I’m writing this almost 2 weeks later, so I’ll rely on pictures to help tell the story. We left Boston Friday night on the red-eye to Dublin. We had a six-hour layover in Dublin — not enough time to leave the airport, not enough time to furlough comfortably in regular airport conditions. So Mr. P splurged on passes to the Aer Lingus lounge, where free drinks, comfortable sofa, and functional showers awaited.
Then, from Dublin, a short flight to Rennes, the capital of Brittany. This picture sums up my overall impression of Brittany:
Gray, cold, rainy skies. My beaux-parents picked us up at the airport and whisked us to the most fabulous dinner I’ve ever eaten that involved uber-bony fish. Little Boy was reunited with his cousins. We were jet-lagged to the point of being energized.
The next day, the reunion. Little Boy frolicked with his British cousins, though he was incredibly wary of the French ones.
There were about 100 people. The meal started at 1pm with salads, escalated to ham and veggies, digressed to cheese, and finally ended with dessert at around 6pm.
Then, after we finally stopped eating, the pictures:
And there are more pictures and people, but I think the idea has been conveyed. It was a nice event. I always welcome the opportunity meet new French people while eating delicious food for 5 hours straight.
The next day, with my beaux-parents as guides, we started exploring Brittany.
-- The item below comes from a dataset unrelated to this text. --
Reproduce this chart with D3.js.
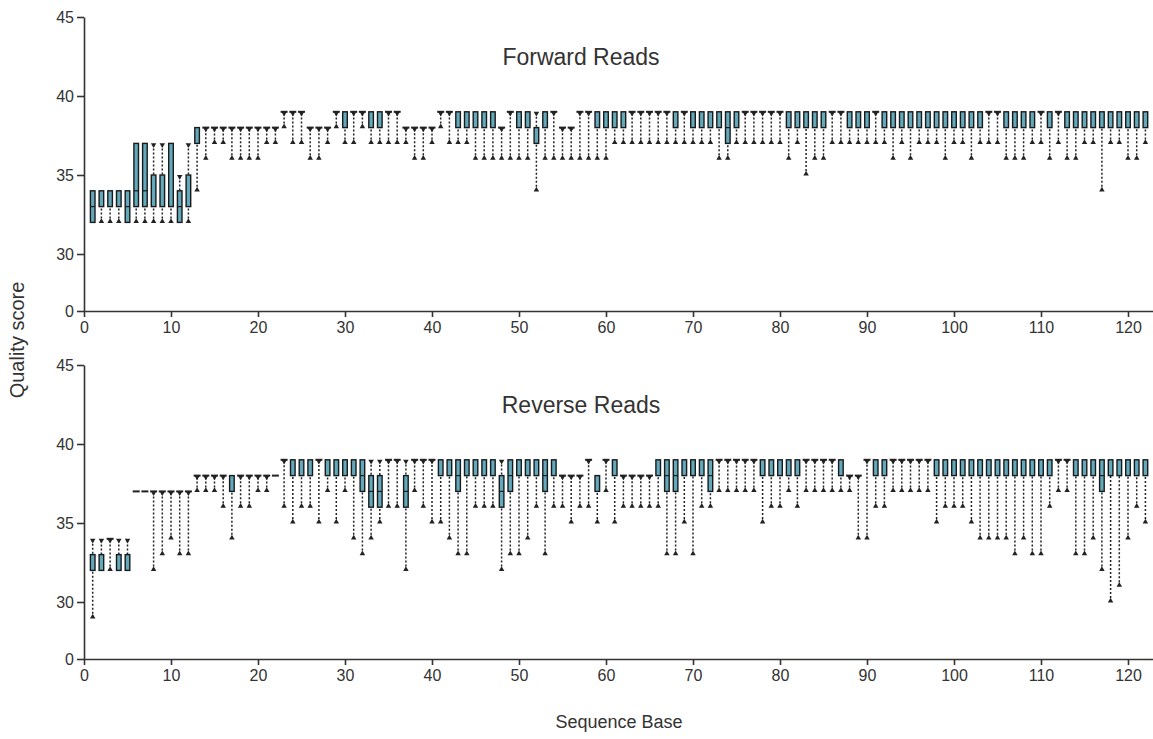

First we went to the famed tourist destination of Saint-Malo, a walled city known for being a pirate-enclave in centuries past.
The next day we headed to Normandy to visit Mont Saint-Michel, a famed fortified island with an active monastery.
We roamed the steep streets amid countless other tourists, including many Americans wearing “Normandy beach” shirts and hats with American flags (what, did they want to be thanked?)
I must add that, amid all this sightseeing, I ran everyday on a trail on the beach for about 90 minutes. What a workout! The terrain varied from dirt to rocks to clay to sand; the weather varied from the threat of rain to drizzle to actual windy rain. Never a dull moment, and my legs felt strong and renewed.
The next day, we were taking the train to the Paris airport in the afternoon. On the way to the train station in Rennes, we stopped in Dinan, yet another picturesque walled town with steep sidewalks.
After walking around and having lunch, Mr. P’s parents drove us to the Rennes train station and we bulleted to Paris CDG. We were staying overnight at the Hilton, where thanks to Mr. P’s loyalty points we were granted entry to the Executive lounge. Free drinks and enough appetizers to constituent a dinner!